Asuncion Miteria Austria Value Our Heritage (AMAVOH) Symposium Presents

To register for the event, click UPAA-W AMAVOH Event

Thirty (30) minutes before the show, you will receive via email your viewing link and Q &A webinar details. For further inquiries and questions, please email valueourheritageUPAAW@gmail.com

About the Film

Living in a remote corner of the Philippine islands, Agustin is a tribesman who loves to sing but never had the opportunity to learn to read or write. When his boss cheats him out of his wages seemingly for the thousandth time, 40-year old Agustin decides to enroll in grade one.

Over the next six years, however, Agustin becomes increasingly torn between two realities – the children’s world in school, and the increasingly harsh reality of the world outside.
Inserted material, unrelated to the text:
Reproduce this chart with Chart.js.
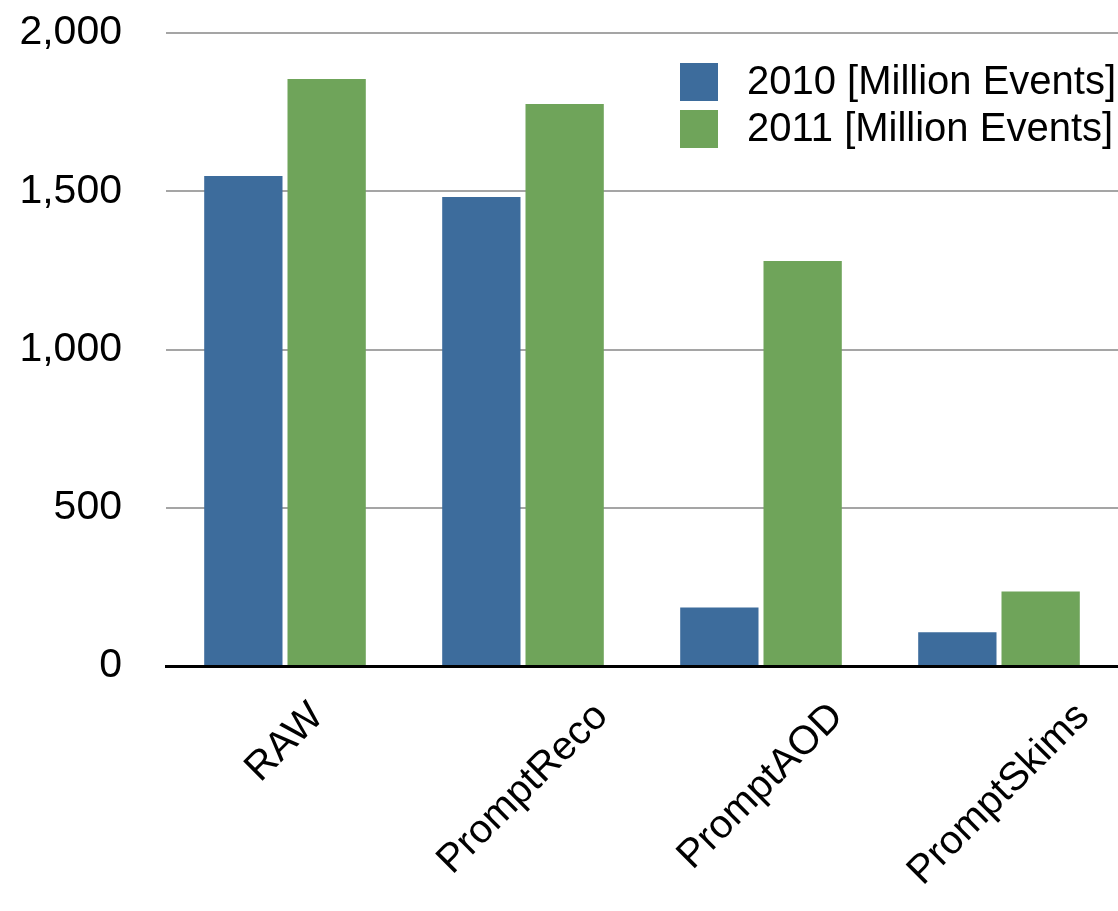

As the needs of his family mount, and as food and money become increasingly scarce, Agustin must decide whether to continue his own quest for self-improvement – or pass the opportunity on to his son.
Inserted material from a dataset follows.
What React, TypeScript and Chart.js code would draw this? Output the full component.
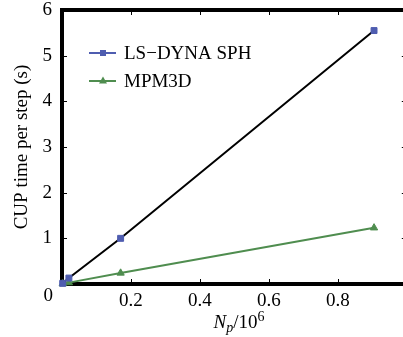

Filmed and told in an immersive style, the film invites the audience to hope and dream with Agustin, and to understand the harsh reality that makes his optimism — and the optimism of many indigenous in his situation — ultimately so fragile.

About the Filmmaker

After graduating from the University of the Philippines with a degree in Film, Grace Pimentel Simbulan received a grant from the European Union as part of their project entitled “In Defense of Land and Life: Addressing Human Rights Concerns of Indigenous Peoples in Resource Conflict Areas” to produce a mid-length documentary film. As a follow-up to this project, she immersed herself in the same community for more than eight years while producing the feature-length documentary film A is for Agustin.

The experience and knowledge she obtained through her years in the indigenous community became her driving force in pursuing a master’s degree at the University of Wisconsin-Madison where her research focuses on the various forces affecting indigenous groups in Southeast Asia.